:: PROMPT ::
Print nothing but the lines from the start of the listing below through the line that contains "from matplotlib.ticker import". Do not include the pictures.

:: SOURCE MATERIAL ::
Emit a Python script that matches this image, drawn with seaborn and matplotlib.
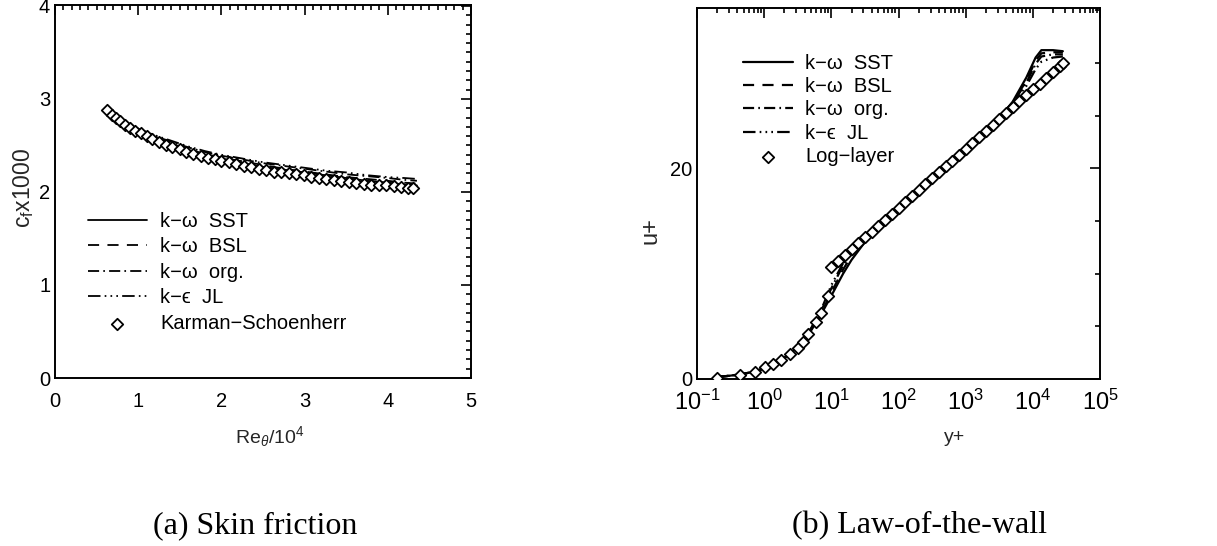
import matplotlib
matplotlib.use("Agg")
import matplotlib.pyplot as plt
import seaborn as sns
from matplotlib.ticker import MultipleLocator, LogLocator, NullFormatter

# ---------------- panel (a): skin friction ----------------
re_ks = [0.63, 0.68, 0.73, 0.78, 0.84, 0.90, 0.96, 1.03, 1.10, 1.17, 1.25, 1.33,
         1.41, 1.50, 1.58, 1.66, 1.75, 1.84, 1.92, 2.00, 2.09, 2.18, 2.27, 2.36,
         2.45, 2.54, 2.63, 2.72, 2.81, 2.90, 2.99, 3.08, 3.17, 3.26, 3.35, 3.44,
         3.53, 3.62, 3.71, 3.80, 3.89, 3.98, 4.07, 4.16, 4.24, 4.30]
cf_ks = [2.88, 2.83, 2.79, 2.76, 2.72, 2.69, 2.66, 2.63, 2.60, 2.57, 2.54, 2.51,
         2.48, 2.46, 2.43, 2.41, 2.39, 2.37, 2.35, 2.33, 2.32, 2.30, 2.28, 2.27,
         2.25, 2.24, 2.22, 2.21, 2.20, 2.19, 2.18, 2.16, 2.15, 2.14, 2.13, 2.12,
         2.11, 2.10, 2.09, 2.08, 2.08, 2.07, 2.06, 2.05, 2.04, 2.04]

re_model = [0.63, 0.70, 0.80, 0.90, 1.00, 1.20, 1.40, 1.60, 1.80, 2.00, 2.25,
            2.50, 2.75, 3.00, 3.25, 3.50, 3.75, 4.00, 4.20, 4.35]
cf_sst = [2.90, 2.83, 2.76, 2.71, 2.66, 2.58, 2.51, 2.45, 2.40, 2.36, 2.31,
          2.27, 2.24, 2.21, 2.18, 2.15, 2.12, 2.10, 2.08, 2.07]
cf_bsl = [2.91, 2.84, 2.77, 2.72, 2.67, 2.59, 2.52, 2.46, 2.41, 2.37, 2.33,
          2.29, 2.25, 2.22, 2.19, 2.16, 2.14, 2.12, 2.10, 2.09]
cf_org = [2.92, 2.85, 2.78, 2.73, 2.68, 2.60, 2.54, 2.48, 2.43, 2.39, 2.35,
          2.31, 2.28, 2.25, 2.22, 2.19, 2.17, 2.15, 2.13, 2.12]
cf_jl = [2.91, 2.85, 2.78, 2.73, 2.68, 2.61, 2.55, 2.49, 2.44, 2.40, 2.36,
         2.32, 2.29, 2.26, 2.23, 2.21, 2.18, 2.16, 2.15, 2.14]

# ---------------- panel (b): law of the wall ----------------
yp_model = [0.2, 0.3, 0.5, 0.7, 1, 1.5, 2, 3, 4, 5, 7, 10, 15, 20, 30, 50, 100,
            200, 500, 1000, 2000, 3000, 5000, 8000, 11000, 13400, 20000, 28000]
up_sst = [0.2, 0.3, 0.5, 0.7, 1.0, 1.5, 2.0, 2.9, 3.8, 4.6, 6.1, 7.9, 10.0, 11.3,
          12.8, 14.3, 16.1, 17.8, 20.0, 21.8, 23.5, 24.6, 26.3, 28.6, 30.5, 31.2,
          31.2, 31.1]
up_bsl = [0.2, 0.3, 0.5, 0.7, 1.0, 1.5, 2.0, 2.9, 3.8, 4.7, 6.2, 8.2, 10.4, 11.7,
          13.0, 14.4, 16.2, 17.9, 20.0, 21.8, 23.5, 24.6, 26.2, 28.3, 30.2, 30.9,
          31.0, 31.0]
up_org = [0.2, 0.3, 0.5, 0.7, 1.0, 1.5, 2.0, 2.9, 3.9, 4.8, 6.4, 8.6, 10.8, 12.0,
          13.2, 14.5, 16.2, 17.9, 20.1, 21.9, 23.6, 24.7, 26.2, 28.1, 29.9, 30.6,
          30.8, 30.8]
up_jl = [0.2, 0.3, 0.5, 0.7, 1.0, 1.5, 2.0, 3.0, 3.9, 4.8, 6.5, 8.9, 11.0, 12.2,
         13.2, 14.5, 16.2, 17.9, 20.1, 21.9, 23.6, 24.7, 26.1, 27.8, 29.4, 30.1,
         30.5, 30.6]

yp_exp = [0.2, 0.44, 0.73, 1.03, 1.37, 1.8, 2.4, 3.2, 3.8, 4.5, 6.0, 7.1, 8.9,
          10.0, 12.6, 15.8, 20.0, 25.1, 31.6, 39.8, 50.1, 63.1, 79.4, 100, 126,
          158, 200, 251, 316, 398, 501, 631, 794, 1000, 1259, 1585, 1995, 2512,
          3162, 3981, 5012, 6310, 7943, 10000, 12589, 15849, 19953, 25119, 28184]
up_exp = [0.1, 0.4, 0.7, 1.1, 1.4, 1.8, 2.4, 2.9, 3.5, 4.3, 5.4, 6.3, 7.9,
          10.62, 11.18, 11.74, 12.30, 12.87, 13.43, 13.99, 14.55, 15.11, 15.67,
          16.24, 16.80, 17.36, 17.92, 18.48, 19.05, 19.61, 20.17, 20.73, 21.29,
          21.85, 22.42, 22.98, 23.54, 24.10, 24.66, 25.22, 25.79, 26.35, 26.91,
          27.47, 28.03, 28.60, 29.16, 29.72, 30.00]

model_labels = ["k\u2212\u03c9  SST", "k\u2212\u03c9  BSL", "k\u2212\u03c9  org.",
                "k\u2212\u03f5  JL"]

# ---------------- styling ----------------
sns.set_style("white")
plt.rcParams.update({
    "font.family": ["Liberation Sans", "DejaVu Sans"],
    "mathtext.fontset": "custom",
    "mathtext.rm": "Liberation Sans",
    "mathtext.it": "Liberation Sans:italic",
    "mathtext.bf": "Liberation Sans:bold",
    "mathtext.sf": "Liberation Sans",
    "lines.scale_dashes": False,
    "axes.linewidth": 1.4,
    "axes.edgecolor": "black",
    "text.color": "black",
})
line_styles = ["-", (0, (8, 6)), (0, (8, 3, 1.2, 3)),
               (0, (9, 3, 1.2, 3, 1.2, 3, 1.2, 3))]

fig = plt.figure(figsize=(12.17, 5.46), dpi=100)
ax1 = fig.add_axes([55 / 1217, 1 - 378 / 546, 416 / 1217, 373 / 546])
ax2 = fig.add_axes([697 / 1217, 1 - 379 / 546, 403 / 1217, 371 / 546])

TICK_FS = 14.5
LEG_FS = 14.5

def style_ticks(ax):
    ax.tick_params(which="both", direction="in", top=True, right=True,
                   colors="black", labelsize=TICK_FS, width=1.2)
    ax.tick_params(which="major", length=7)
    ax.tick_params(which="minor", length=3.5)

# panel (a)
for cf, lab, ls in zip([cf_sst, cf_bsl, cf_org, cf_jl], model_labels, line_styles):
    sns.lineplot(x=re_model, y=cf, ax=ax1, color="black", lw=1.3, linestyle=ls,
                 label=lab, sort=False, errorbar=None, legend=False)
sns.scatterplot(x=re_ks, y=cf_ks, ax=ax1, marker="D", s=34, color="white",
                edgecolor="black", linewidth=1.3, label="Karman\u2212Schoenherr",
                zorder=3, legend=False)
ax1.set_xlim(0, 5)
ax1.set_ylim(0, 4.01)
ax1.xaxis.set_major_locator(MultipleLocator(1))
ax1.xaxis.set_minor_locator(MultipleLocator(0.1))
ax1.yaxis.set_major_locator(MultipleLocator(1))
ax1.yaxis.set_minor_locator(MultipleLocator(0.1))
style_ticks(ax1)
ax1.tick_params(axis="x", which="major", pad=10)
ax1.set_xlabel(r"Re$_\theta$/10$^4$", fontsize=14)
ax1.set_ylabel(r"c$_\mathrm{f}$x1000", fontsize=16.5)
ax1.xaxis.set_label_coords(0.517, -0.123)
ax1.yaxis.set_label_coords(-0.045, 0.51)
h, l = ax1.get_legend_handles_labels()
ax1.legend(h, l, loc="upper left", bbox_to_anchor=(0.0793, 0.445), frameon=False,
           fontsize=LEG_FS, borderpad=0, borderaxespad=0, handlelength=2.93,
           handletextpad=0.65, labelspacing=0.32, scatterpoints=1)

# panel (b)
for up, lab, ls in zip([up_sst, up_bsl, up_org, up_jl], model_labels, line_styles):
    sns.lineplot(x=yp_model, y=up, ax=ax2, color="black", lw=1.6, linestyle=ls,
                 label=lab, sort=False, errorbar=None, legend=False)
sns.scatterplot(x=yp_exp, y=up_exp, ax=ax2, marker="D", s=34, color="white",
                edgecolor="black", linewidth=1.3, label="Log\u2212layer",
                zorder=3, legend=False)
ax2.set_xscale("log")
ax2.set_xlim(0.1, 1e5)
ax2.set_ylim(0, 35.2)
ax2.xaxis.set_major_locator(LogLocator(base=10, numticks=20))
ax2.xaxis.set_minor_locator(LogLocator(base=10, subs=range(2, 10), numticks=100))
ax2.xaxis.set_minor_formatter(NullFormatter())
ax2.yaxis.set_major_locator(MultipleLocator(20))
ax2.yaxis.set_minor_locator(MultipleLocator(5))
style_ticks(ax2)
ax2.tick_params(axis="x", which="major", pad=8, labelsize=17)
ax2.set_xlabel("y+", fontsize=14)
ax2.set_ylabel("u+", fontsize=17)
ax2.xaxis.set_label_coords(0.64, -0.136)
ax2.yaxis.set_label_coords(-0.087, 0.40)
h, l = ax2.get_legend_handles_labels()
ax2.legend(h, l, loc="upper left", bbox_to_anchor=(0.114, 0.876), frameon=False,
           fontsize=LEG_FS, borderpad=0, borderaxespad=0, handlelength=2.49,
           handletextpad=0.6, labelspacing=0.21, scatterpoints=1)

for ax in (ax1, ax2):
    for sp in ax.spines.values():
        sp.set_visible(True)
        sp.set_color("black")
        sp.set_linewidth(1.4)

fig.text(255 / 1217, 1 - 526 / 546, "(a) Skin friction", ha="center", va="center",
         fontsize=23, family="Liberation Serif")
fig.text(920 / 1217, 1 - 526 / 546, "(b) Law-of-the-wall", ha="center", va="center",
         fontsize=23, family="Liberation Serif")

fig.savefig("out.png", dpi=100, facecolor="white")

:: RIGHT ANSWER ::
Emit a Python script that matches this image, drawn with seaborn and matplotlib.
import matplotlib
matplotlib.use("Agg")
import matplotlib.pyplot as plt
import seaborn as sns
from matplotlib.ticker import MultipleLocator, LogLocator, NullFormatter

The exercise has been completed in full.